JULES BASTIEN-LEPAGE AND HIS ART.

JULES BASTIEN-LEPAGE

AS MAN AND ARTIST.

In the month of June, 1856, the chances of a Civil Service noviciate compelled me to live for six weeks at Damvillers, a small town on the Meuse, half-way between Verdun and Montmédy.

Damvillers was formerly fortified, and had the honour of being besieged by Charles V., but there is now nothing left to recall the memory of those warlike days. The whole aspect of the place is peaceful and rural. The people are occupied with agriculture. Orchards now cover the ground where the fortifications once stood, and form a circle of verdure round the scattered houses, in a valley where the Tinte winds through osier beds and meadows. On the right a vine-covered mound like the back of a camel, on the left a succession of wooded slopes, enclose the little town. The grey, blue hills are low. The monotony of the fields and meadows is broken only by rows of poplars. The ill-kept solitary streets bordered by the labourers’ houses with grey or dingy yellow fronts, have the same washed-out look as the landscape.
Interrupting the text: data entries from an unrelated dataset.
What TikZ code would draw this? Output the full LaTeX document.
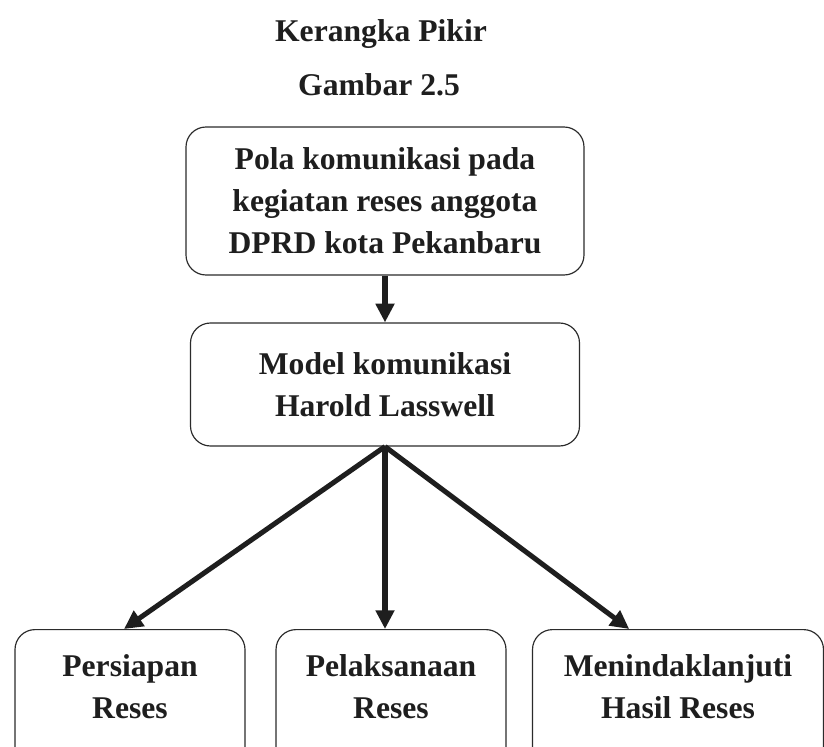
\documentclass[tikz,border=0pt]{standalone}
\usepackage{fontspec}
\setmainfont{Liberation Serif}
\usepackage{tikz}
\usetikzlibrary{positioning,arrows.meta,calc}
\definecolor{chitam}{HTML}{1E1E1E}
\definecolor{cgaris}{HTML}{2B2B2B}
\tikzset{
  kotak/.style={rectangle, rounded corners=0.6cm, draw=cgaris, line width=1pt,
    fill=white, align=center, text=chitam, font=\fontsize{27}{36}\selectfont\bfseries},
  kotakb/.style={kotak, anchor=north, minimum width=6.9cm, inner ysep=0.75cm,
    text depth=2.2cm},
  judul/.style={anchor=base, text=chitam, font=\fontsize{27}{36}\selectfont\bfseries},
  panah/.style={-{Triangle[length=0.56cm, width=0.54cm]}, line width=4.3pt, draw=chitam},
}

\begin{document}
\begin{tikzpicture}
  \useasboundingbox (0,0) rectangle (24.72,-22.41);
  \clip (0,0) rectangle (24.72,-22.41);
  \node[judul] (kerangka) at (11.43,-1.26) {Kerangka Pikir};
  \node[judul] (gambar) at (11.37,-2.88) {Gambar 2.5};
  \node[kotak, minimum width=11.94cm, minimum height=4.44cm] (pola) at (11.55,-6.03)
    {Pola komunikasi pada\\kegiatan reses anggota\\DPRD kota Pekanbaru};
  \node[kotak, minimum width=11.67cm, minimum height=3.69cm] (model) at (11.55,-11.535)
    {Model komunikasi\\Harold Lasswell};
  \node[kotakb] (persiapan) at (3.9,-18.87) {Persiapan\\Reses};
  \node[kotakb] (pelaksanaan) at (11.73,-18.87) {Pelaksanaan\\Reses};
  \node[kotakb, minimum width=8.73cm] (tindak) at (20.34,-18.87) {Menindaklanjuti\\Hasil Reses};
  \draw[panah] (pola.south) -- (model.north);
  \draw[panah] (model.south) -- ($(persiapan.north west)!0.474!(persiapan.north east)$);
  \draw[panah] (model.south) -- (model.south |- pelaksanaan.north);
  \draw[panah] (model.south) -- ($(tindak.north west)!0.333!(tindak.north east)$);
\end{tikzpicture}
\end{document}
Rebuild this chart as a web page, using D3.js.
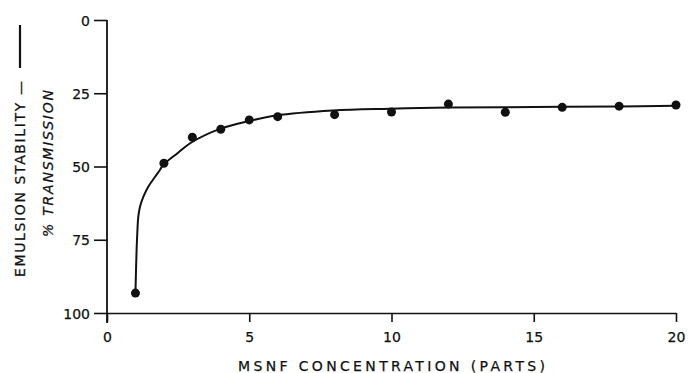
<!DOCTYPE html>
<html><head><meta charset="utf-8">
<script src="https://cdn.jsdelivr.net/npm/d3@7"></script>
<style>
body{margin:0;background:#fff;}
svg{display:block;}
text{font-family:"DejaVu Sans","Liberation Sans",sans-serif;fill:#111;stroke:#111;stroke-width:0.25px;}
</style></head>
<body><svg id="c" width="688" height="373"></svg>
<script>
const concentration = [1, 2, 3, 4, 5, 6, 8, 10, 12, 14, 16, 18, 20];
const transmission = [93.2, 48.9, 40.0, 37.3, 34.1, 33.0, 32.3, 31.4, 28.7, 31.5, 29.8, 29.4, 29.0];
const curveX = [1.0, 1.04, 1.07, 1.10, 1.16, 1.28, 1.45, 1.69, 1.86, 1.98, 2.5, 2.95, 4.02, 5.03, 5.94, 7.94, 9.93, 12, 15, 18, 20];
const curveY = [93.2, 78.5, 71.7, 67.1, 63.7, 60.3, 56.9, 53.5, 51.2, 49.4, 45.3, 41.9, 37.0, 34.4, 32.6, 30.9, 30.3, 29.9, 29.7, 29.5, 29.3];
const xTicks = [0, 5, 10, 15, 20];
const yTicks = [0, 25, 50, 75, 100];
const xTitle = "MSNF CONCENTRATION (PARTS)";
const yTitle1 = "EMULSION  STABILITY —";
const yTitle2 = "% TRANSMISSION";

const svg = d3.select("#c");
const x = d3.scaleLinear().domain([0, 20]).range([107, 676]);
const y = d3.scaleLinear().domain([0, 100]).range([20, 313]);

// y axis
const ya = svg.append("g").attr("transform", `translate(${x(0)},0)`)
  .call(d3.axisLeft(y).tickValues(yTicks).tickSize(13).tickSizeOuter(0).tickPadding(4));
ya.select(".domain").remove();
ya.selectAll(".tick line").attr("stroke", "#111").attr("stroke-width", 1.6);
ya.selectAll(".tick text").style("font-size", "14px").attr("dy", "0.36em");
svg.append("line").attr("x1", x(0)).attr("x2", x(0)).attr("y1", y(0)).attr("y2", y(100) + 10)
  .attr("stroke", "#111").attr("stroke-width", 1.8);

// x axis
const xa = svg.append("g").attr("transform", `translate(0,${y(100)})`)
  .call(d3.axisBottom(x).tickValues(xTicks).tickSize(9).tickSizeOuter(0).tickPadding(10));
xa.select(".domain").attr("stroke", "#111").attr("stroke-width", 1.6);
xa.selectAll(".tick line").attr("stroke", "#111").attr("stroke-width", 1.6);
xa.selectAll(".tick text").style("font-size", "14px");

// titles
svg.append("text").attr("x", 238).attr("y", 371)
  .attr("textLength", 307).attr("lengthAdjust", "spacing")
  .style("font-size", "14px").text(xTitle);
svg.append("text").attr("transform", "translate(25,277) rotate(-90)")
  .attr("textLength", 196).attr("lengthAdjust", "spacing")
  .style("font-size", "14px").text(yTitle1);
svg.append("line").attr("x1", 20).attr("x2", 20).attr("y1", 25).attr("y2", 68)
  .attr("stroke", "#111").attr("stroke-width", 2.2);
svg.append("text").attr("transform", "translate(53,237) rotate(-90)")
  .attr("textLength", 147).attr("lengthAdjust", "spacing")
  .style("font-size", "14px").style("font-style", "italic").text(yTitle2);

// curve
const curvePts = curveX.map((d, i) => [d, curveY[i]]);
svg.append("path").datum(curvePts)
  .attr("d", d3.line().x(d => x(d[0])).y(d => y(d[1])).curve(d3.curveCatmullRom.alpha(0.5)))
  .attr("fill", "none").attr("stroke", "#111").attr("stroke-width", 2);

// points
svg.selectAll("circle.pt").data(concentration).enter().append("circle")
  .attr("class", "pt").attr("cx", d => x(d)).attr("cy", (d, i) => y(transmission[i]))
  .attr("r", 4.5).attr("fill", "#111");
</script></body></html>
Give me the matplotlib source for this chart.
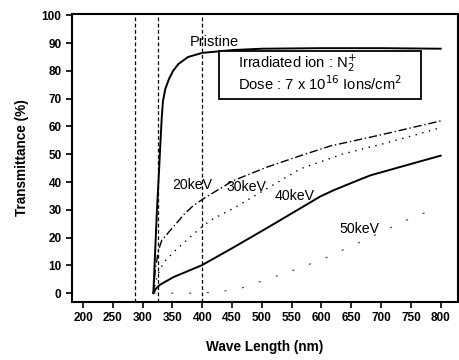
import matplotlib
matplotlib.use("Agg")
import matplotlib.pyplot as plt
from matplotlib.patches import Rectangle

plt.rcParams['font.family'] = ['Liberation Sans', 'DejaVu Sans']

# wavelength (nm) / transmittance (%)
pristine_x = [318, 321, 324, 327, 330, 332, 334, 338, 344, 351, 360, 376, 400, 450, 500, 600, 700, 800]
pristine_y = [0, 15, 30, 42, 55, 63, 69, 73.5, 77, 80, 82.5, 85, 86.5, 87.5, 88, 88.2, 88.2, 88]

kev20_x = [318, 321, 326, 332, 340, 352, 370, 385, 402, 452, 509, 565, 615, 700, 750, 800]
kev20_y = [0, 8, 15, 19, 21, 24, 28.5, 31.5, 34, 40.5, 45.4, 49.5, 53, 57, 59.5, 62]

kev30_x = [318, 324, 335, 357, 382, 400, 416, 453, 509, 565, 615, 634, 702, 750, 800]
kev30_y = [0, 6, 11, 15.8, 20.6, 24, 26.5, 30.6, 37.7, 44.8, 48.5, 50, 53.7, 56.5, 59.6]

kev40_x = [318, 322, 329, 352, 399, 452, 509, 565, 598, 621, 654, 682, 750, 800]
kev40_y = [0, 1.5, 3, 5.8, 10, 16.4, 23.5, 30.6, 34.8, 37.1, 40, 42.4, 46.5, 49.5]

kev50_x = [318, 350, 400, 447, 467, 550, 600, 671, 746, 763, 797]
kev50_y = [0, 0, 0, 1, 1.9, 8, 12, 19, 26.6, 28, 31]

vlines = [287, 325, 400]

x_ticks = list(range(200, 801, 50))
y_ticks = list(range(0, 101, 10))

fig = plt.figure(figsize=(4.6, 3.6), dpi=100)
ax = fig.add_axes([72/460, 1 - 302/360, 386/460, 288/360])

for v in vlines:
    ax.axvline(v, color='black', lw=0.9, linestyle=(0, (3, 2)))

ax.plot(pristine_x, pristine_y, color='black', lw=1.4)
ax.plot(kev20_x, kev20_y, color='black', lw=1.0, linestyle=(0, (6, 2, 1, 2)))
ax.plot(kev30_x, kev30_y, color='black', lw=1.0, linestyle=(0, (1, 4)))
ax.plot(kev40_x, kev40_y, color='black', lw=1.4)
ax.plot(kev50_x, kev50_y, color='#444444', lw=0.8, linestyle=(0, (2, 14)))

ax.set_xlim(181.5, 829)
ax.set_ylim(-3.2, 100.5)
ax.set_xticks(x_ticks)
ax.set_yticks(y_ticks)
ax.tick_params(direction='out', length=4, width=1.2, labelsize=8.5)
for lab in ax.get_xticklabels() + ax.get_yticklabels():
    lab.set_fontweight('bold')
for sp in ax.spines.values():
    sp.set_linewidth(1.5)

ax.set_xlabel('Wave Length (nm)', fontsize=9.8, fontweight='bold', labelpad=11)
ax.set_ylabel('Transmittance (%)', fontsize=9.8, fontweight='bold', labelpad=9)

# curve labels
ax.text(420, 90.4, 'Pristine', fontsize=10.5, ha='center', va='center')
ax.text(383, 39, '20keV', fontsize=10.2, ha='center', va='center')
ax.text(474, 38.3, '30keV', fontsize=10.2, ha='center', va='center')
ax.text(555, 35, '40keV', fontsize=10.2, ha='center', va='center')
ax.text(664, 23, '50keV', fontsize=10.2, ha='center', va='center')

# info box
ax.add_patch(Rectangle((0.381, 0.705), 0.523, 0.167, transform=ax.transAxes,
                       fill=True, facecolor='white', edgecolor='black', lw=1.3, zorder=5))
ax.text(0.43, 0.828, r'Irradiated ion : N$_2^{+}$', transform=ax.transAxes,
        fontsize=10.6, ha='left', va='center', zorder=6)
ax.text(0.43, 0.757, r'Dose : 7 x 10$^{16}$ Ions/cm$^{2}$', transform=ax.transAxes,
        fontsize=10.6, ha='left', va='center', zorder=6)

fig.savefig('out.png', dpi=100)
For a young fellow of twenty-two there was nothing here particularly attractive. I spent my solitary evenings with my elbows on my window-sill watching the twilight descend upon the brown-tiled roofs which enclose the great square as with a horizontal frame. In one corner the large green waggon of a travelling pedler was resting by the side of rows of earthenware, whose polished surface reflected the lights from the window of the neighbouring inn.

My only amusement consisted in listening to the chatter of some girls sitting at the tinner’s door, or the shouts of the children playing at ball by the wall of the corn-market.

I little thought then that among these urchins, with torn pinafores and tangled hair, was to be found a future master of contemporary painting, and that the name of Bastien-Lepage thrown to and fro each evening by the children’s voices, and repeated by the echoes of the solitary square, would come to be known, and received with acclamations throughout the world, by all who are interested in Art and in Artists.